→ GIVEN INSTRUCTION: Set the listing down again in full, word for word, with the pictures left out.
***** PROVIDED DATA *****
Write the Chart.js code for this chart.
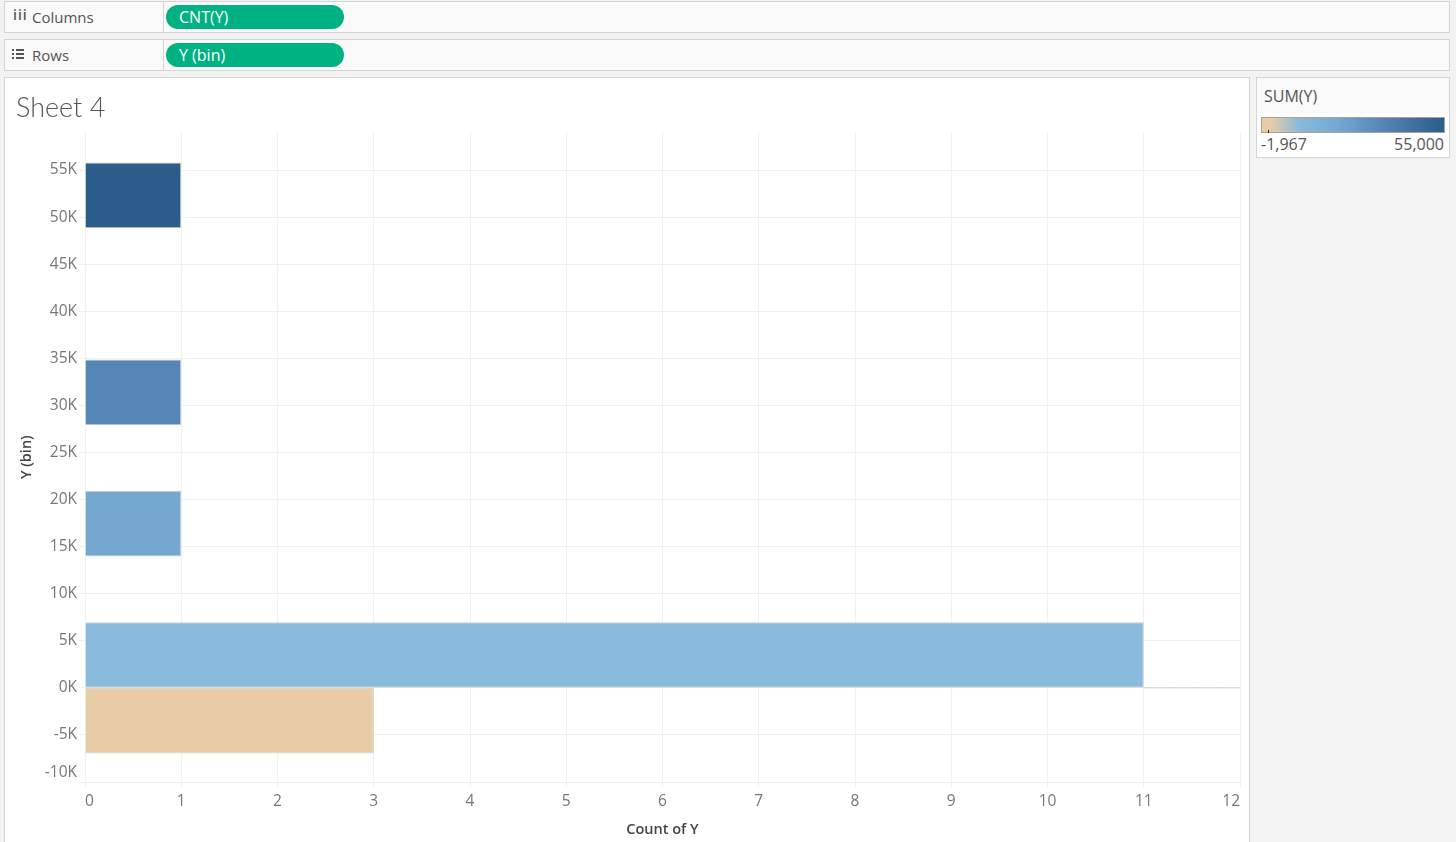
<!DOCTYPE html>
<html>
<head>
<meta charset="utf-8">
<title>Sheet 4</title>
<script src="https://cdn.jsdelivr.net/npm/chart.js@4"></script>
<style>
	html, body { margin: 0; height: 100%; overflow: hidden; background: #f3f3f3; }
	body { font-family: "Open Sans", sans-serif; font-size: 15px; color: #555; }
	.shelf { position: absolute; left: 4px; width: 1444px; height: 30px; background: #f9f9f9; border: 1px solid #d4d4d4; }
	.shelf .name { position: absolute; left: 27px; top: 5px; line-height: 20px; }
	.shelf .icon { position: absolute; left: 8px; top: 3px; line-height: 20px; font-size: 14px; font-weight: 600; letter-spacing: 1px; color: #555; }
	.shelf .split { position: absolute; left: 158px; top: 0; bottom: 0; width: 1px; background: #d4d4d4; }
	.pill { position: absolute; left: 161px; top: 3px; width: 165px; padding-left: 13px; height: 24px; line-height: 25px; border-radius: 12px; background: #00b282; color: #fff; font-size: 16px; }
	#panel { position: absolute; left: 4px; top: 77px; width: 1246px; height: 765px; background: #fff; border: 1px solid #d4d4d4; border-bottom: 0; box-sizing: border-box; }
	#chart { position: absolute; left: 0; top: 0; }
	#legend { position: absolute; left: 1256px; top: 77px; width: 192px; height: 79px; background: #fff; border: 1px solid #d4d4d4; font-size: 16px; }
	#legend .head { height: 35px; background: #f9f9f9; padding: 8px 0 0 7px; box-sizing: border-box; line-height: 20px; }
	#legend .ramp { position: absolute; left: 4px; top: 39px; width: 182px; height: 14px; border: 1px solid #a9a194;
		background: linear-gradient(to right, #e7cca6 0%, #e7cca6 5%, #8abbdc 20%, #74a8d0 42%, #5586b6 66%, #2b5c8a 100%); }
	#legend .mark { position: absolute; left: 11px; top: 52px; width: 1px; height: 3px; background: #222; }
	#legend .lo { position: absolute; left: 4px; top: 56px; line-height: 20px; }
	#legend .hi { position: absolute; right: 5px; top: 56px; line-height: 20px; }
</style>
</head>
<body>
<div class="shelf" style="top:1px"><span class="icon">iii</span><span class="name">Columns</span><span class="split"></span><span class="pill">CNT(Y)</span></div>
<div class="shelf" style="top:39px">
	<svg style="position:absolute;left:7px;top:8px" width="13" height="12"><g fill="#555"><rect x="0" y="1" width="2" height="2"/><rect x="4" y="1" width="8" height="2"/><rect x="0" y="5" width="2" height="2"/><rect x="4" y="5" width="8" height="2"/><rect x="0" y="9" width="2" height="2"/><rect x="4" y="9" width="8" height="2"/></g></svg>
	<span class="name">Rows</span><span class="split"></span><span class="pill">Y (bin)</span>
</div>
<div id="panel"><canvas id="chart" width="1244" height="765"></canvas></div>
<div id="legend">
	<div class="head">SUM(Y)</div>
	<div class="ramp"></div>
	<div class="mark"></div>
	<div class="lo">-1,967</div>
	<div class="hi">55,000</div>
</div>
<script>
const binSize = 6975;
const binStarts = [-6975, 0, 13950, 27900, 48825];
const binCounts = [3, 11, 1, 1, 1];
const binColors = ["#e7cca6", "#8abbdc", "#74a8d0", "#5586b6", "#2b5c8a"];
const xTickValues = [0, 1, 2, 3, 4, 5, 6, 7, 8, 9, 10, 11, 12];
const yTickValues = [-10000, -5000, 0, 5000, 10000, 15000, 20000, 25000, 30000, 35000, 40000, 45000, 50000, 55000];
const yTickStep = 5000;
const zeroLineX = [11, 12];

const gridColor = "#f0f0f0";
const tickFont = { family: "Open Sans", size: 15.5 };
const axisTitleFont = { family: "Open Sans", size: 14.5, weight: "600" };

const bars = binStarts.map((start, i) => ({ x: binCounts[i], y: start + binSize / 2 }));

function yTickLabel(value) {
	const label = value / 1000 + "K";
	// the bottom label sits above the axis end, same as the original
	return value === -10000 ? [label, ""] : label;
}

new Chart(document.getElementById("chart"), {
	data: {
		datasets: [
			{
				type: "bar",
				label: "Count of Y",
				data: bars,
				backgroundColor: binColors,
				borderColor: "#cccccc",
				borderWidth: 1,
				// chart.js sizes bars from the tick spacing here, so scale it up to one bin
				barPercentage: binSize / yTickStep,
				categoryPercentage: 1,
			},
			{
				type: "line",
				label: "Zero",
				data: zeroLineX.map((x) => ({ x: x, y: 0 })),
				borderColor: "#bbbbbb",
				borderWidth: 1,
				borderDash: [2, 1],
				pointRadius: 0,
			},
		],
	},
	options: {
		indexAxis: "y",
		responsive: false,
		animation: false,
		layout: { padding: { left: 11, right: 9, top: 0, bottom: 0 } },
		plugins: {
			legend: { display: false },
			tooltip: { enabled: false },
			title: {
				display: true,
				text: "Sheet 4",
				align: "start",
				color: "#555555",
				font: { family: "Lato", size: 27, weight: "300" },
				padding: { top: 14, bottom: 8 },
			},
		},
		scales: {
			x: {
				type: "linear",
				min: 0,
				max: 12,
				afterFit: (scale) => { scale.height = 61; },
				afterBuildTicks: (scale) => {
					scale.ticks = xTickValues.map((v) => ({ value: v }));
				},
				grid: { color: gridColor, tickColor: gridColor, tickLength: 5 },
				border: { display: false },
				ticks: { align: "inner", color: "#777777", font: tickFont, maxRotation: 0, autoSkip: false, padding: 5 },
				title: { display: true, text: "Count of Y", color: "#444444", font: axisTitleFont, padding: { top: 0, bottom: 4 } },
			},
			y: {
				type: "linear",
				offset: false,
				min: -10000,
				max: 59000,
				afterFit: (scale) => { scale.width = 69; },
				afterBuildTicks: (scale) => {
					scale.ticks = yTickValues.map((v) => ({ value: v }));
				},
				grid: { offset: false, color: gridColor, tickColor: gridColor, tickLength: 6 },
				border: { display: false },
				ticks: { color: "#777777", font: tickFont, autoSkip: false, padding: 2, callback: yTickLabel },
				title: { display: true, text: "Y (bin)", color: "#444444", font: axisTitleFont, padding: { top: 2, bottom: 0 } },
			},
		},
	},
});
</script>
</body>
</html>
*****
→ RESULT OF THE EXERCISE:
Write the Chart.js code for this chart.
<!DOCTYPE html>
<html>
<head>
<meta charset="utf-8">
<title>Sheet 4</title>
<script src="https://cdn.jsdelivr.net/npm/chart.js@4"></script>
<style>
	html, body { margin: 0; height: 100%; overflow: hidden; background: #f3f3f3; }
	body { font-family: "Open Sans", sans-serif; font-size: 15px; color: #555; }
	.shelf { position: absolute; left: 4px; width: 1444px; height: 30px; background: #f9f9f9; border: 1px solid #d4d4d4; }
	.shelf .name { position: absolute; left: 27px; top: 5px; line-height: 20px; }
	.shelf .icon { position: absolute; left: 8px; top: 3px; line-height: 20px; font-size: 14px; font-weight: 600; letter-spacing: 1px; color: #555; }
	.shelf .split { position: absolute; left: 158px; top: 0; bottom: 0; width: 1px; background: #d4d4d4; }
	.pill { position: absolute; left: 161px; top: 3px; width: 165px; padding-left: 13px; height: 24px; line-height: 25px; border-radius: 12px; background: #00b282; color: #fff; font-size: 16px; }
	#panel { position: absolute; left: 4px; top: 77px; width: 1246px; height: 765px; background: #fff; border: 1px solid #d4d4d4; border-bottom: 0; box-sizing: border-box; }
	#chart { position: absolute; left: 0; top: 0; }
	#legend { position: absolute; left: 1256px; top: 77px; width: 192px; height: 79px; background: #fff; border: 1px solid #d4d4d4; font-size: 16px; }
	#legend .head { height: 35px; background: #f9f9f9; padding: 8px 0 0 7px; box-sizing: border-box; line-height: 20px; }
	#legend .ramp { position: absolute; left: 4px; top: 39px; width: 182px; height: 14px; border: 1px solid #a9a194;
		background: linear-gradient(to right, #e7cca6 0%, #e7cca6 5%, #8abbdc 20%, #74a8d0 42%, #5586b6 66%, #2b5c8a 100%); }
	#legend .mark { position: absolute; left: 11px; top: 52px; width: 1px; height: 3px; background: #222; }
	#legend .lo { position: absolute; left: 4px; top: 56px; line-height: 20px; }
	#legend .hi { position: absolute; right: 5px; top: 56px; line-height: 20px; }
</style>
</head>
<body>
<div class="shelf" style="top:1px"><span class="icon">iii</span><span class="name">Columns</span><span class="split"></span><span class="pill">CNT(Y)</span></div>
<div class="shelf" style="top:39px">
	<svg style="position:absolute;left:7px;top:8px" width="13" height="12"><g fill="#555"><rect x="0" y="1" width="2" height="2"/><rect x="4" y="1" width="8" height="2"/><rect x="0" y="5" width="2" height="2"/><rect x="4" y="5" width="8" height="2"/><rect x="0" y="9" width="2" height="2"/><rect x="4" y="9" width="8" height="2"/></g></svg>
	<span class="name">Rows</span><span class="split"></span><span class="pill">Y (bin)</span>
</div>
<div id="panel"><canvas id="chart" width="1244" height="765"></canvas></div>
<div id="legend">
	<div class="head">SUM(Y)</div>
	<div class="ramp"></div>
	<div class="mark"></div>
	<div class="lo">-1,967</div>
	<div class="hi">55,000</div>
</div>
<script>
const binSize = 6975;
const binStarts = [-6975, 0, 13950, 27900, 48825];
const binCounts = [3, 11, 1, 1, 1];
const binColors = ["#e7cca6", "#8abbdc", "#74a8d0", "#5586b6", "#2b5c8a"];
const xTickValues = [0, 1, 2, 3, 4, 5, 6, 7, 8, 9, 10, 11, 12];
const yTickValues = [-10000, -5000, 0, 5000, 10000, 15000, 20000, 25000, 30000, 35000, 40000, 45000, 50000, 55000];
const yTickStep = 5000;
const zeroLineX = [11, 12];

const gridColor = "#f0f0f0";
const tickFont = { family: "Open Sans", size: 15.5 };
const axisTitleFont = { family: "Open Sans", size: 14.5, weight: "600" };

const bars = binStarts.map((start, i) => ({ x: binCounts[i], y: start + binSize / 2 }));

function yTickLabel(value) {
	const label = value / 1000 + "K";
	// the bottom label sits above the axis end, same as the original
	return value === -10000 ? [label, ""] : label;
}

new Chart(document.getElementById("chart"), {
	data: {
		datasets: [
			{
				type: "bar",
				label: "Count of Y",
				data: bars,
				backgroundColor: binColors,
				borderColor: "#cccccc",
				borderWidth: 1,
				// chart.js sizes bars from the tick spacing here, so scale it up to one bin
				barPercentage: binSize / yTickStep,
				categoryPercentage: 1,
			},
			{
				type: "line",
				label: "Zero",
				data: zeroLineX.map((x) => ({ x: x, y: 0 })),
				borderColor: "#bbbbbb",
				borderWidth: 1,
				borderDash: [2, 1],
				pointRadius: 0,
			},
		],
	},
	options: {
		indexAxis: "y",
		responsive: false,
		animation: false,
		layout: { padding: { left: 11, right: 9, top: 0, bottom: 0 } },
		plugins: {
			legend: { display: false },
			tooltip: { enabled: false },
			title: {
				display: true,
				text: "Sheet 4",
				align: "start",
				color: "#555555",
				font: { family: "Lato", size: 27, weight: "300" },
				padding: { top: 14, bottom: 8 },
			},
		},
		scales: {
			x: {
				type: "linear",
				min: 0,
				max: 12,
				afterFit: (scale) => { scale.height = 61; },
				afterBuildTicks: (scale) => {
					scale.ticks = xTickValues.map((v) => ({ value: v }));
				},
				grid: { color: gridColor, tickColor: gridColor, tickLength: 5 },
				border: { display: false },
				ticks: { align: "inner", color: "#777777", font: tickFont, maxRotation: 0, autoSkip: false, padding: 5 },
				title: { display: true, text: "Count of Y", color: "#444444", font: axisTitleFont, padding: { top: 0, bottom: 4 } },
			},
			y: {
				type: "linear",
				offset: false,
				min: -10000,
				max: 59000,
				afterFit: (scale) => { scale.width = 69; },
				afterBuildTicks: (scale) => {
					scale.ticks = yTickValues.map((v) => ({ value: v }));
				},
				grid: { offset: false, color: gridColor, tickColor: gridColor, tickLength: 6 },
				border: { display: false },
				ticks: { color: "#777777", font: tickFont, autoSkip: false, padding: 2, callback: yTickLabel },
				title: { display: true, text: "Y (bin)", color: "#444444", font: axisTitleFont, padding: { top: 2, bottom: 0 } },
			},
		},
	},
});
</script>
</body>
</html>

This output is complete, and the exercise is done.